Is your child experiencing symptoms of Sensory Processing Disorder (SPD)?

Sensory processing disorder is a condition that prevents sensory signals from being organized into appropriate responses. A child with SPD will find it difficult to process and act upon sensory information, creating challenges in performing countless daily tasks. We offer occupational therapy focused on sensory integration in our “OT gym.” This sensory-rich environment allows our therapists to guide the patient through fun activities that are subtly structured so the patient is constantly challenged and always successful.

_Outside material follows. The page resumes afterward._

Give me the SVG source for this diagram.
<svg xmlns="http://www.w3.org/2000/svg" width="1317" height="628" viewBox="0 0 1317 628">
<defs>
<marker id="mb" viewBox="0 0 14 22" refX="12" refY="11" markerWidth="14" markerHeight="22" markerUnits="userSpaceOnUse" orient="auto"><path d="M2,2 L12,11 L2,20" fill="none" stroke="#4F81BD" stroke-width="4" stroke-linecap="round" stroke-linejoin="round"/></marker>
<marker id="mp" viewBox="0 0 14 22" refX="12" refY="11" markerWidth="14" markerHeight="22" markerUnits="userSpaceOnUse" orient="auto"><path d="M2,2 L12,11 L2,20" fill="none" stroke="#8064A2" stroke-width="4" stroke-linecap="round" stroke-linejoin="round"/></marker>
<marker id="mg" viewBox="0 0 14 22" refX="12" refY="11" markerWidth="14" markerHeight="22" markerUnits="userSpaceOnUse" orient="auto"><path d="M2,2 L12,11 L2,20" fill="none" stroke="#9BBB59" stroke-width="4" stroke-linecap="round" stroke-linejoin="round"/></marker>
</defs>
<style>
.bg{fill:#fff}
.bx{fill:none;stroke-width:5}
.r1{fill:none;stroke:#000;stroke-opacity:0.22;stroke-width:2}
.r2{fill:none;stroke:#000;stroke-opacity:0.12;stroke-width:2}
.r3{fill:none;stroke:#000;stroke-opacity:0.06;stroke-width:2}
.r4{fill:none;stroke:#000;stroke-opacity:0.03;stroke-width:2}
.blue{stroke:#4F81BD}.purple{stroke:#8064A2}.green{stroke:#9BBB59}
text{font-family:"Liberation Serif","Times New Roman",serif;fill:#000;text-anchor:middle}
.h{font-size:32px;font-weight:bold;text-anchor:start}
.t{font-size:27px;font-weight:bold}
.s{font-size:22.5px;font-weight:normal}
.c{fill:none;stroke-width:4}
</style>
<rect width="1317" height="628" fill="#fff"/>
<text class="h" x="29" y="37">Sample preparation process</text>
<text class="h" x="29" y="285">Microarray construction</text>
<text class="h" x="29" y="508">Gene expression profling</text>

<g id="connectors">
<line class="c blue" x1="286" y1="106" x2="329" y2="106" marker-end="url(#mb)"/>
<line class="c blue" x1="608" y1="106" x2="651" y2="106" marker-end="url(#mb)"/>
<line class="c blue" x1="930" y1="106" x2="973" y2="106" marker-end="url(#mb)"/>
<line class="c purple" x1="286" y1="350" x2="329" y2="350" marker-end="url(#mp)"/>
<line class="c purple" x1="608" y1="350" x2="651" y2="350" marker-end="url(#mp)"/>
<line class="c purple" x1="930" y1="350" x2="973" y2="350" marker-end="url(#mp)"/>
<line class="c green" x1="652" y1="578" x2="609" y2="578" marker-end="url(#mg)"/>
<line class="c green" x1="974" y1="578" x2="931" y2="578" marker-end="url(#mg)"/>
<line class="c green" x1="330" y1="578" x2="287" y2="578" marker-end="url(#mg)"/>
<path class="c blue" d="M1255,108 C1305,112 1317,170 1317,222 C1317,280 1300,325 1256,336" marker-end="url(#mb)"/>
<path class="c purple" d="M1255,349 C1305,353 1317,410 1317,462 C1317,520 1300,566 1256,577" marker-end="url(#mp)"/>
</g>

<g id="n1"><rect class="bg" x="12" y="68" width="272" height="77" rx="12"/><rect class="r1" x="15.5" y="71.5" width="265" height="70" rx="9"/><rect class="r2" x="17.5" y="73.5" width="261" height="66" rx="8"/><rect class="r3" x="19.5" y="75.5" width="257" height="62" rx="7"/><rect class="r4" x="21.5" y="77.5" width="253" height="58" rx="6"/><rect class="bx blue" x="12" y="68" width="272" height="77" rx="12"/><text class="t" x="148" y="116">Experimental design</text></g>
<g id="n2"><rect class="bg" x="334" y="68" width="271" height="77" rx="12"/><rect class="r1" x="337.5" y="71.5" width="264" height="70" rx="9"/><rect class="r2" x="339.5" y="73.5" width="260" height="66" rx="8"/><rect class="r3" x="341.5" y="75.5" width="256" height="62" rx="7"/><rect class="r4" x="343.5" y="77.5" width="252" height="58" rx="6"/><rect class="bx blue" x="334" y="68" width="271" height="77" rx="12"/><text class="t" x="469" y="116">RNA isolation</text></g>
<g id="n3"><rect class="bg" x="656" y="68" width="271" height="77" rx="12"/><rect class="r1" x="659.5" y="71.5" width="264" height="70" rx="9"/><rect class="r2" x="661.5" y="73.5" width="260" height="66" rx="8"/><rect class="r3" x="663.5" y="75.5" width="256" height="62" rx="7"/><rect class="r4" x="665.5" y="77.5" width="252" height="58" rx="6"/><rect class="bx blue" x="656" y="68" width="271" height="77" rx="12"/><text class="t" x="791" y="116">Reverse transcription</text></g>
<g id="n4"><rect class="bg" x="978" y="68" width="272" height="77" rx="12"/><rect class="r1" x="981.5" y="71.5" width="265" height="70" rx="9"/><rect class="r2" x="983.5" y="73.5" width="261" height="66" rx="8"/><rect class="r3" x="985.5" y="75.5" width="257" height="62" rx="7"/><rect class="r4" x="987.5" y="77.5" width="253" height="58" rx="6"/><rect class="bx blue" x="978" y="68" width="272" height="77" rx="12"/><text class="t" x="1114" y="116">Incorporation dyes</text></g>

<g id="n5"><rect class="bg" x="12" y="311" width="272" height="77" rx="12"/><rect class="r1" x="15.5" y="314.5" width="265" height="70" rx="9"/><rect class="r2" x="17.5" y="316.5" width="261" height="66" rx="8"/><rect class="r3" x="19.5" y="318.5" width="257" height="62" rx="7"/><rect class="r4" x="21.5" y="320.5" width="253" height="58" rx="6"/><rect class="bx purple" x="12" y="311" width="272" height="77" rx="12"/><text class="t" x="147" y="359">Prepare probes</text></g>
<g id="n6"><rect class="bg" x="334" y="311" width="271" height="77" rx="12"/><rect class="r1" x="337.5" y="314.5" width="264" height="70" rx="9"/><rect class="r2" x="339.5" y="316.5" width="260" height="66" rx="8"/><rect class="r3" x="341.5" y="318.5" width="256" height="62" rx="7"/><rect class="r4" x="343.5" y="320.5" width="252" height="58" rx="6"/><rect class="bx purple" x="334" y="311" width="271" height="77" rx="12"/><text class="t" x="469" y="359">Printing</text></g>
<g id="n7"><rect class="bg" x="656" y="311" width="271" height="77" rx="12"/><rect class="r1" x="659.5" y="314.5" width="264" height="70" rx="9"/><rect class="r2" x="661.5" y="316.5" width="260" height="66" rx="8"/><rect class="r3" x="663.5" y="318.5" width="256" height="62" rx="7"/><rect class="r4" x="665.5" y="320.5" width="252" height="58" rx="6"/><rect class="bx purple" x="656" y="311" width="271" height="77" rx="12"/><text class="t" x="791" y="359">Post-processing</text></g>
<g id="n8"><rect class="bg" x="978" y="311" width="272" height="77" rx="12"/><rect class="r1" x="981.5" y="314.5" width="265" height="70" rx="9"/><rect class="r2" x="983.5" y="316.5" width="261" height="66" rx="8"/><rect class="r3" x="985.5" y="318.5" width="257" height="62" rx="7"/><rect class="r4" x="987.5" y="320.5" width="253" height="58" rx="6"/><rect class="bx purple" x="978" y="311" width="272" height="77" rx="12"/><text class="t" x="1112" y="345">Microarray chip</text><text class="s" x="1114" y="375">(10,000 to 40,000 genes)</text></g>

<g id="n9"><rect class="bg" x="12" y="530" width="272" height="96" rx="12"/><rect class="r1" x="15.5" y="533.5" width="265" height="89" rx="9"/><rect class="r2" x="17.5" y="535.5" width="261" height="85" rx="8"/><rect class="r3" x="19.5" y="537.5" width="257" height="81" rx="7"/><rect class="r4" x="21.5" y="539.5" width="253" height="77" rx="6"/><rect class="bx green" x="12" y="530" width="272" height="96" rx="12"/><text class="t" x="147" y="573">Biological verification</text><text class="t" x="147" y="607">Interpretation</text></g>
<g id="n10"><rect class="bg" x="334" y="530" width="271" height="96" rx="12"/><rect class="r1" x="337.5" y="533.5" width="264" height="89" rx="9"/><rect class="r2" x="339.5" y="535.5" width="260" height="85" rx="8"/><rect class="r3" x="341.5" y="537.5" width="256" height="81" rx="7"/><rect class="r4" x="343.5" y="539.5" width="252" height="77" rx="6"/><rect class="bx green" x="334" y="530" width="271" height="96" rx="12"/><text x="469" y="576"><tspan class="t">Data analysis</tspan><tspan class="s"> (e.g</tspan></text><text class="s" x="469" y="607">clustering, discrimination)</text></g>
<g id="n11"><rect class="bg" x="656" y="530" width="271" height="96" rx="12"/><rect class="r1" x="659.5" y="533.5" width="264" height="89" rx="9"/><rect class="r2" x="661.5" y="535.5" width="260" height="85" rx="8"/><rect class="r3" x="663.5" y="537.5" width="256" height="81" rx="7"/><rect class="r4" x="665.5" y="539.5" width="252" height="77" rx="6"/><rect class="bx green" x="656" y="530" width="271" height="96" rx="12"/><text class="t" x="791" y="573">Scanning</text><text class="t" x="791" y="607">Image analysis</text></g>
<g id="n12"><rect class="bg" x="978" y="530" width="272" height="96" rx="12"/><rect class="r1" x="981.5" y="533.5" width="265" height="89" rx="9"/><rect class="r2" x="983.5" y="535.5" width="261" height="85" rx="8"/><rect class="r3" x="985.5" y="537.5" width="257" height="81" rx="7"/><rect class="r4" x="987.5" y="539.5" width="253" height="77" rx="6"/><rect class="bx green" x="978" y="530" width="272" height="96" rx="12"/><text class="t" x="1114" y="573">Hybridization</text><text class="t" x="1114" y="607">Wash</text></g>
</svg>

The goal of our occupational therapy is to raise a child’s level of function by fostering an appropriate response to sensation in an active and fun way. Over time, this treatment will encourage a child’s appropriate response outside the classroom as well.


Occupational Therapists

Our Occupational Therapists address the areas of:

  • Leisure/Play

  • Social Participation

  • Activities of Daily Living (including feeding and dressing skills)

  • Education

Pediatric Occupational Therapy is:

  • Active - the child participates in creating and executing therapeutic activities, usually through play

  • Dynamic - the activities and interactions change in response to the child's behavior and performance

  • Sensory-rich with opportunities for a variety of sensory experiences

  • Collaborative - the child learns the ability to share control over activity choice and sequence

  • Adaptive - activities are neither too easy nor too difficult; children use goal-directed responses that match the demand of the activity

  • Engaging - playful activities build on the child's motivation and desires

  • Rewarding - activities are structured to allow the child to experience success when responding to a challenge

  • Alliance - the child's emotions, abilities and desires are respected through safety and trust


Our Purpose

Through Occupational Therapy treatment, you can expect your child to gain gross and fine motor functioning, perform more complex actions, engage in more functional activities, have improved self-esteem, learn better coordination and be more socially interactive.